Other prohibited transaction exemption amendments
Separately from the “best interest contract” exemption, the DOL is proposing an exemption for advisers to sell debt instruments to plans and IRAs directly from their own inventory, subject to the contract requirements of the ”best interest contract” exemption and additional conditions relating to price. The DOL is also proposing to amend a number of existing class exemptions, largely to incorporate features form the “best interest contract” exemption, or to require persons previously able to rely on those exemptions to rely instead on the “best interest contract” exemption.
The affected exemptions include amendments to the long-established 1975 exemption for securities transactions involving broker-dealers, banks, plans and IRAs; a 1984 exemption for transactions involving mutual fund shares or insurance or annuity contracts sold to plans or IRAs; and a 1986 exemption allowing fiduciaries who render investment advice to receive fees from a plan or IRA for effecting securities transactions as agent.
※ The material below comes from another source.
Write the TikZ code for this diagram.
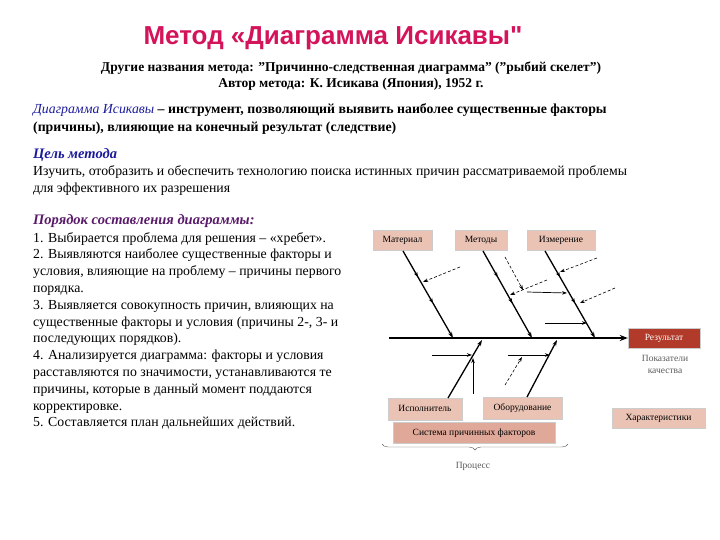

Persons or institutions that have relied on those exemptions will have to take careful note of the changes proposed as part of this regulatory package.
The proposed regulations are proposed to become applicable eight months after publication of the final regulations, a period which the DOL believes will help effect an orderly transition. Meanwhile, the comment period on the proposed regulations will be open for 75 days following publication of the proposed regulations on the Federal Register, expected to occur on April 20, 2015. In light of the controversy over the proposed regulations, it can be expected that comments will be heavy. But for the same reason, little else about the proposed package or its ultimate effect when issued can be predicted at this time.